## Exercise instructions
From the first line of the listing below to the line with "from matplotlib.transforms import", print each line exactly, and nothing more. Leave out the pictures.

## Provided material
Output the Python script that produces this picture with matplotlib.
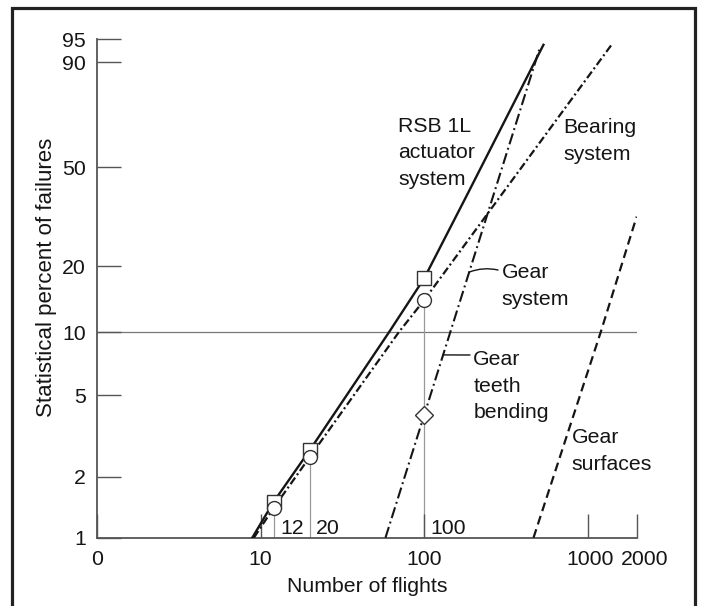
import numpy as np
import matplotlib
matplotlib.use("Agg")
import matplotlib.pyplot as plt
from matplotlib.patches import Rectangle
from matplotlib.ticker import NullLocator
from matplotlib.transforms import ScaledTranslation

plt.rcParams["font.family"] = ["Liberation Sans", "DejaVu Sans"]

# number of flights vs statistical percent of failures (Weibull paper)
rsb_flights = [8.9, 12, 20, 61, 100, 184, 536]
rsb_pct = [1.0, 1.5, 2.7, 10, 17.7, 40, 94]

bearing_flights = [9.1, 12, 20, 70, 100, 1420]
bearing_pct = [1.0, 1.4, 2.5, 10, 14.1, 94.3]

teeth_flights = [58, 100, 505]
teeth_pct = [1.0, 4.0, 93]

surface_flights = [466, 1200, 1990]
surface_pct = [1.0, 10, 32.6]

# test points (squares = actuator, circles = gear system, diamond = teeth)
test_flights = [12, 20, 100]
rsb_test_pct = [1.5, 2.7, 17.7]
gear_test_pct = [1.4, 2.5, 14.1]
teeth_test_flights = [100]
teeth_test_pct = [4.0]

x_ticks = [1, 10, 100, 1000, 2000]
x_ticklabels = ["0", "10", "100", "1000", "2000"]
y_ticks = [1, 2, 5, 10, 20, 50, 90, 95]

W, H = 702, 606


def weib(p):
    p = np.clip(np.asarray(p, float), 1e-6, 100 - 1e-6)
    return np.log(-np.log(1 - p / 100.0))


def weib_inv(w):
    return 100.0 * (1 - np.exp(-np.exp(np.asarray(w, float))))


def px(x, y):
    # figure pixel (from top-left) -> figure fraction
    return x / W, 1 - y / H


fig = plt.figure(figsize=(W / 100, H / 100), dpi=100)
ax = fig.add_axes([97 / W, (H - 537.7) / H, 540 / W, 498.4 / H])

ax.set_xscale("log")
ax.set_yscale("function", functions=(weib, weib_inv))
ax.set_xlim(1, 2000)
ax.set_ylim(1, 95)

ink = "#151515"
axis_grey = "#555555"
fs = 15.3

ax.plot(rsb_flights, rsb_pct, color=ink, lw=1.7, zorder=3)
ax.plot(bearing_flights, bearing_pct, color=ink, lw=1.6,
        ls=(0, (3.6, 1.4, 0.9, 1.4)), zorder=3)
ax.plot(teeth_flights, teeth_pct, color=ink, lw=1.5,
        ls=(0, (5.4, 1.8, 0.9, 1.8)), zorder=3)
ax.plot(surface_flights, surface_pct, color=ink, lw=1.6,
        ls=(0, (4.0, 2.3)), zorder=3)

ax.axhline(10, color="#777777", lw=0.9, zorder=1)
ax.vlines(test_flights, 1, gear_test_pct, color="#999999", lw=0.9, zorder=1)

ax.plot(test_flights, rsb_test_pct, "s", ms=10, mfc="white", mec="#333333",
        mew=1.0, zorder=5)
ax.plot(test_flights, gear_test_pct, "o", ms=10, mfc="white", mec="#333333",
        mew=1.0, zorder=6)
ax.plot(teeth_test_flights, teeth_test_pct, "D", ms=9.5, mfc="white",
        mec="#333333", mew=1.0, zorder=6)

for f in test_flights:
    ax.annotate(str(f), xy=(f, 0), xycoords=("data", "axes fraction"),
                xytext=(4.7, 6.8), textcoords="offset points",
                ha="left", va="center", fontsize=fs, color=ink)

ax.set_xticks(x_ticks, x_ticklabels)
ax.set_yticks(y_ticks, [str(v) for v in y_ticks])
ax.xaxis.set_minor_locator(NullLocator())
ax.yaxis.set_minor_locator(NullLocator())
ax.tick_params(direction="in", length=17.3, width=1.0, color=axis_grey,
               labelsize=fs, labelcolor=ink)
ax.tick_params(axis="x", pad=9)
ax.tick_params(axis="y", pad=8)

# the last two x labels sit a little right of their ticks
for tick, dx in zip(ax.xaxis.get_major_ticks()[-2:], (2, 8)):
    lab = tick.label1
    lab.set_transform(lab.get_transform()
                      + ScaledTranslation(dx / 100, 0, fig.dpi_scale_trans))

for side in ("top", "right"):
    ax.spines[side].set_visible(False)
for side in ("left", "bottom"):
    ax.spines[side].set_color(axis_grey)
    ax.spines[side].set_linewidth(1.3)

ax.set_xlabel("Number of flights", fontsize=fs, color=ink)
ax.set_ylabel("Statistical percent of failures", fontsize=16, color=ink)
ax.xaxis.set_label_coords(0.5, -(586.9 - 537.7) / 498.4)
ax.xaxis.label.set_va("center")
ax.yaxis.set_label_coords((46.4 - 97) / 540, 0.522)
ax.yaxis.label.set_va("center")

labels = [
    ("RSB 1L\nactuator\nsystem", 398.3, 116.7),
    ("Bearing\nsystem", 563.3, 118.3),
    ("Gear\nsystem", 501.7, 263.3),
    ("Gear\nteeth\nbending", 473.3, 350.0),
    ("Gear\nsurfaces", 571.7, 428.3),
]
for txt, x, y in labels:
    fig.text(*px(x, y), txt, ha="left", va="top", fontsize=fs, color=ink,
             linespacing=1.5)

# leader lines from labels to the steep curve
ax.annotate("", xy=(189, 18.9), xycoords="data",
            xytext=px(498, 270), textcoords="figure fraction",
            arrowprops=dict(arrowstyle="-", color=ink, lw=1.0,
                            shrinkA=0, shrinkB=0,
                            connectionstyle="arc3,rad=0.15"))
ax.annotate("", xy=(130, 7.8), xycoords="data",
            xytext=px(470, 355), textcoords="figure fraction",
            arrowprops=dict(arrowstyle="-", color=ink, lw=1.0,
                            shrinkA=0, shrinkB=0))

# outer frame around the figure
x0, y0 = px(11.5, 8.3)
x1, _ = px(695, 0)
fig.patches.append(Rectangle((x0, -0.05), x1 - x0, y0 + 0.05,
                             transform=fig.transFigure, fill=False,
                             edgecolor="#222222", lw=2.3, clip_on=False))

fig.savefig("out.png", dpi=100)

## Answer to the exercise
Output the Python script that produces this picture with matplotlib.
import numpy as np
import matplotlib
matplotlib.use("Agg")
import matplotlib.pyplot as plt
from matplotlib.patches import Rectangle
from matplotlib.ticker import NullLocator
from matplotlib.transforms import ScaledTranslation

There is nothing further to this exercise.